Senator Susan Collins of Maine said, "We just passed $900 billion worth of assistance; why we would have a package that big now? Maybe a couple of months from now the needs will be evident and we will need to do something significant. But I'm not seeing it right now."

"The ink is just barely dry on the $900 billion, and what the president is proposing is significant—$1.9 trillion. It's going to require, I think, a fair amount of debate and consideration," Senator Lisa Murkowski of Alaska added.

With mounting GOP opposition, Biden's handling of this first major piece of legislation will test his campaign promise of unity in the aftermath of Donald Trump's divisive presidency.

Some Democrats have urged the president to skip attempts at striking a bipartisan deal and circumvent the possibility of months of stalled negotiations by pushing through the legislation without Republican support.

"It's important that Democrats deliver for America.

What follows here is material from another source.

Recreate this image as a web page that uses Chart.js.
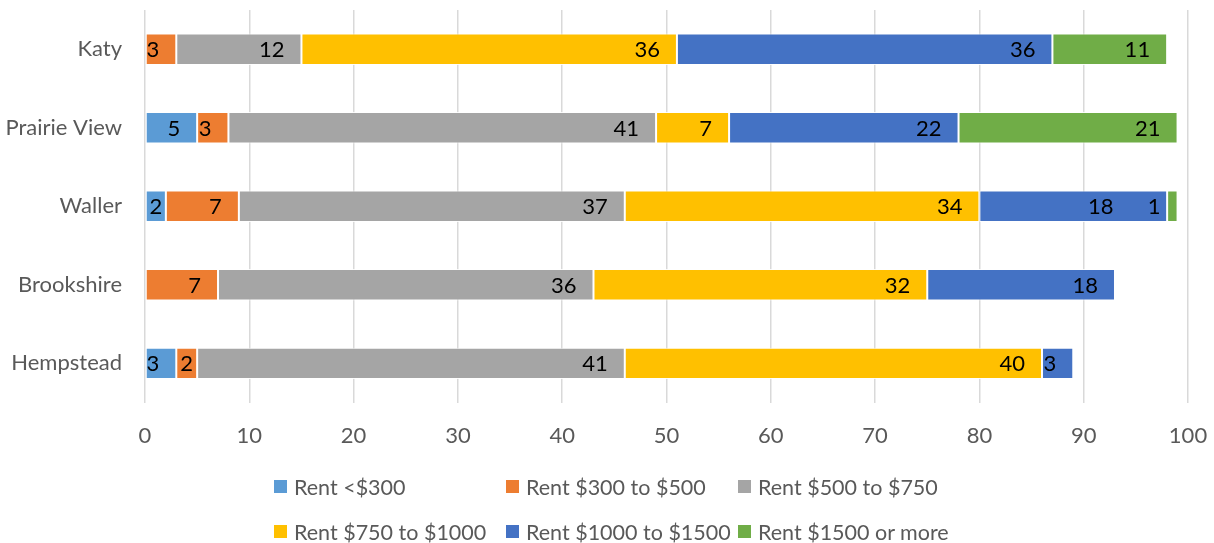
<!DOCTYPE html>
<html>
<head>
<meta charset="utf-8">
<script src="https://cdn.jsdelivr.net/npm/chart.js@4"></script>
<style>
  html, body { margin: 0; padding: 0; background: #fff; }
  #wrap { position: relative; width: 1214px; height: 543px; overflow: hidden; }
  #legend { position: absolute; left: 274px; top: 464px; font-family: Lato, sans-serif; font-size: 21.5px; color: #595959; }
  #legend .row { display: flex; height: 45px; align-items: center; }
  #legend .item { width: 232px; display: flex; align-items: center; white-space: nowrap; }
  #legend .box { width: 13px; height: 13px; margin-right: 7px; flex: none; }
</style>
</head>
<body>
<div id="wrap">
  <canvas id="rentChart" width="1214" height="543"></canvas>
  <div id="legend"></div>
</div>
<script>
// Rent ranges by town (percent of renters)
const towns = ['Katy', 'Prairie View', 'Waller', 'Brookshire', 'Hempstead'];
const seriesNames = ['Rent <$300', 'Rent $300 to $500', 'Rent $500 to $750',
  'Rent $750 to $1000', 'Rent $1000 to $1500', 'Rent $1500 or more'];
const seriesColors = ['#5B9BD5', '#ED7D31', '#A5A5A5', '#FFC000', '#4472C4', '#70AD47'];
const rentUnder300   = [0, 5, 2, 0, 3];
const rent300to500   = [3, 3, 7, 7, 2];
const rent500to750   = [12, 41, 37, 36, 41];
const rent750to1000  = [36, 7, 34, 32, 40];
const rent1000to1500 = [36, 22, 18, 18, 3];
const rent1500plus   = [11, 21, 1, 0, 0];
const xTicks = [0, 10, 20, 30, 40, 50, 60, 70, 80, 90, 100];

const seriesValues = [rentUnder300, rent300to500, rent500to750, rent750to1000, rent1000to1500, rent1500plus];
const FONT = 'Lato, sans-serif';

// value labels sit at the inner right end of each segment;
// narrow segments get their label centred, and a label that would
// run into its right-hand neighbour is pushed left
const endLabels = {
  id: 'endLabels',
  afterDatasetsDraw(chart) {
    const ctx = chart.ctx;
    ctx.save();
    ctx.font = '22px ' + FONT;
    ctx.fillStyle = '#000';
    ctx.textBaseline = 'middle';
    ctx.textAlign = 'left';
    const nSeries = chart.data.datasets.length;
    chart.data.labels.forEach((_, j) => {
      let nextLeft = Infinity;
      for (let i = nSeries - 1; i >= 0; i--) {
        const v = chart.data.datasets[i].data[j];
        if (!v) continue;
        const bar = chart.getDatasetMeta(i).data[j];
        const txt = String(v);
        const w = ctx.measureText(txt).width;
        const end = bar.x, start = bar.base;
        let left = end - 17 - w;
        if (left < start && end - start >= w + 6) left = (start + end - w) / 2;
        if (left + w > nextLeft - 4) left -= w + 11;
        ctx.fillText(txt, left, bar.y + 1);
        nextLeft = left;
      }
    });
    ctx.restore();
  }
};

new Chart(document.getElementById('rentChart'), {
  type: 'bar',
  data: {
    labels: towns,
    datasets: seriesNames.map((name, i) => ({
      label: name,
      data: seriesValues[i],
      backgroundColor: seriesColors[i],
      borderColor: 'rgba(255,255,255,0.85)',
      borderWidth: c => (c.raw ? 1 : 0),
      borderSkipped: false,
      categoryPercentage: 1,
      barPercentage: 0.4
    }))
  },
  options: {
    indexAxis: 'y',
    responsive: false,
    animation: false,
    layout: { padding: { top: 10, right: 26, bottom: 74, left: 0 } },
    scales: {
      x: {
        stacked: true, min: 0, max: 100,
        afterBuildTicks: s => { s.ticks = xTicks.map(v => ({ value: v })); },
        afterFit: s => { s.paddingLeft = 0; s.paddingRight = 0; },
        grid: { color: '#D9D9D9', lineWidth: 1.5, drawTicks: false },
        border: { display: false },
        ticks: { padding: 20, color: '#595959', font: { family: FONT, size: 22 } }
      },
      y: {
        stacked: true,
        afterFit: s => { s.width = 145; s.paddingTop = 0; s.paddingBottom = 0; },
        grid: { display: false, drawTicks: false },
        border: { display: false },
        ticks: { padding: 23, color: '#595959', font: { family: FONT, size: 22 } }
      }
    },
    plugins: { legend: { display: false }, tooltip: { enabled: false } }
  },
  plugins: [endLabels]
});

// legend: two rows of three
const legend = document.getElementById('legend');
[[0, 1, 2], [3, 4, 5]].forEach(idx => {
  const row = document.createElement('div');
  row.className = 'row';
  idx.forEach(i => {
    const item = document.createElement('div');
    item.className = 'item';
    item.innerHTML = `<span class="box" style="background:${seriesColors[i]}"></span><span>${seriesNames[i].replace('<', '&lt;')}</span>`;
    row.appendChild(item);
  });
  legend.appendChild(row);
});
</script>
</body>
</html>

If the best path to that is to do it in a way that can bring Republicans along, I'm all in favor of that," Democratic Senator Elizabeth Warren of Massachusetts said. "But if Republicans want to cut back to the point that we're not delivering what needs to be done, then we need to be prepared to fight them. Our job is to deliver for the American people."

Democrats have retained slim control of the House and secured a 50-50 split in the Senate, with Vice President Kamala Harris as the deciding vote. If Senate Majority Leader Chuck Schumer can ensure that every Democrat in the upper chamber votes for the package, the party will not need any Republicans to pass the measure.

Republican Senator Rob Portman of Ohio has encouraged Biden to get "bipartisanship at the start" to ensure "a foundation of trust," but he says the president has neglected to reach out to most GOP lawmakers since releasing his plan.

"I have not personally [heard from the White House], and I'm disappointed in that, not about me but about, you know, it's one thing to talk about outreach, another thing to do it," he said, according to the Post.

The Biden administration is expected to brief Republican senators on stimulus by the end of the weekend.

Newsweek reached out to the White House for comment.

Correction 01/24/21 4:17 p.m. ET: A previous version of this story mistakenly stated that Biden's new stimulus proposal includes increasing federal unemployment payments from $300 a month to $400, rather than $300 a week to $400. We regret the error.